I have been told that a grave and unsmiling demeanour is the proper thing to bring to a Chinese interview; and if so I failed lamentably to come up to the correct standard. But since the interpreter knew even less English than Tuan, whom I had left outside, there was really little else to do but smile and look pleasant. My host certainly smiled many times. I complimented him on the beauty of his country and then I asked permission, that is to say his protection, to go on to Lamamiao, or as it is called on the maps, Dolnor. Goodness knows why I asked. It would have meant two or three weeks at least in that awful Peking cart, but I appear to be so constituted that, when I am within range of a place, it would seem like missing my opportunities not to try and get there. I don't know what there is to see at Dolnor, but it is up on the Mongolian plateau, and there is a big lamaserie there and a living Buddha, that is an incarnation of the Buddha. The one who is there at present may be very holy as to one part of him, but the earthly part requires plenty of drink, I am told, and the caresses of many women to make this world tolerable. However, I was not to see him. The General and his secretary might not have understood much, but they did understand what I wanted then, and they were emphatic that I could not go. The General looked at his secretary and then at me, and explained at length, and he must have thought that the English language was remarkable for its brevity, for I was curtly informed:
“No can go. Plenty robber. Too much war.”
I had been threatened with robbers before, but not by an important General, and this time I felt I had better take heed, besides there was always the consolatory thought that, if I did not go, I need not ride any more in a Peking cart. Then I asked permission to visit the Palace and Park.

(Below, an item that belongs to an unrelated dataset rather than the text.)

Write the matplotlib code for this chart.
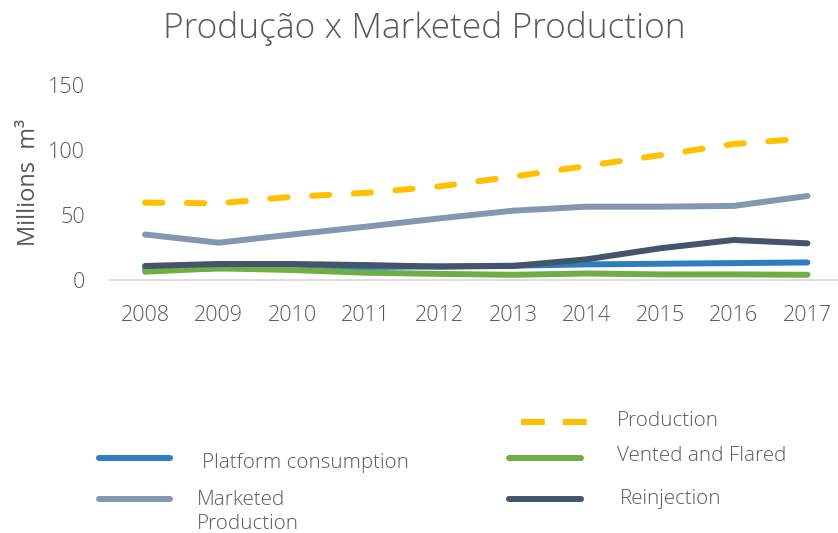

“No can do one time,” said the interpreter. “How many day you want go?”
Somehow, though I had come all this way to see it, I have a rooted objection to sightseeing. To get a ticket to go into a place takes away the charm; still as I was about it, I thought I would go as often as I could, so I said I would like to go on five days. The missionaries, though they had been here for six years, had never yet set foot inside that Park; to go required a permit from the authorities, and it was their idea to ask nothing from those authorities that they could possibly avoid. They would certainly have thought it wicked to ask for anything for their own pleasure. I did not suffer from any such ideas. As the General was bent on being civil to me I thought I might as well say I would like to take my friends in, and as we could not go without proper attendants—I who come from a country where I have blacked my own boots, cooked the family dinner, and ironed my husband's shirts many a time—I asked for and got about thirty tickets. I've got some of them still. Then I drank a cup of very excellent tea, and before five minutes were up rose and made my adieux. Brevity, I had been instructed, was the soul of courtesy in a Chinese interview.
The Tartar General saw me through two doors, which I believe was a high honour, and due to my having been introduced as a learned doctor. The correct thing is to protest all the while and beg your host not to come any farther, but I am really too Western in my ideas and it seems silly. Either he wants to come, or he doesn't, in any case what does it matter, and so I fear me, I was not vehement enough in my protestations of unworthiness. The secretary conducted me to my cart, where a subdued and awed servant awaited my arrival with a new and exalted idea of his Missie's importance. Tuan had magnified my importance, I fancy, for his own sake. He was serving a woman—yes, but she was a rich, generous, and important woman, but he had never, at the bottom of his heart, really dreamt that she could go through the yamen gate in a cart, that she could sit down beside the Tartar General, that she could get many tickets to go inside grounds forbidden to all the Chinese round about. I have not the slightest doubt all the details of the interview reached him before I came out, brief as my visit had been, and he helped me into my cart with, I felt, more deference and less make-believe than was usual. It made me smile a little to myself, but I think it was Tuan who really got most satisfaction out of that visit, though he had not seen the great man.
0393
I had been comparing China to Babylon. I came away from the General's presence with the feeling that a Babylonish gentleman was truly charming—just like a finished product of my own time. Probably he was. But there were other sides to Babylon, as I was reminded that night. It is well to know all sides. When I had said good night and gone to bed, there burst on my ears a loud beating of gongs, and the weird war-song I had found so haunting the night before. The soldiers were stimulating their courage for the fighting in Mongolia. I wonder if the Babylonish soldiery sang so before they marched down upon Jerusalem. Then there came the watchman's gong, and the howl of the wonks that prowled about the town. I was back in past ages, and as I lay there in the darkness I wondered how I had ever had the temerity even to contemplate a visit to Lamamiao, and whether I would ever have the courage necessary to get back to Peking by myself. Luckily the fears of the dark are generally dispersed by the morning sunlight. At least they are with me, or I should never dare go travelling in remote places at all.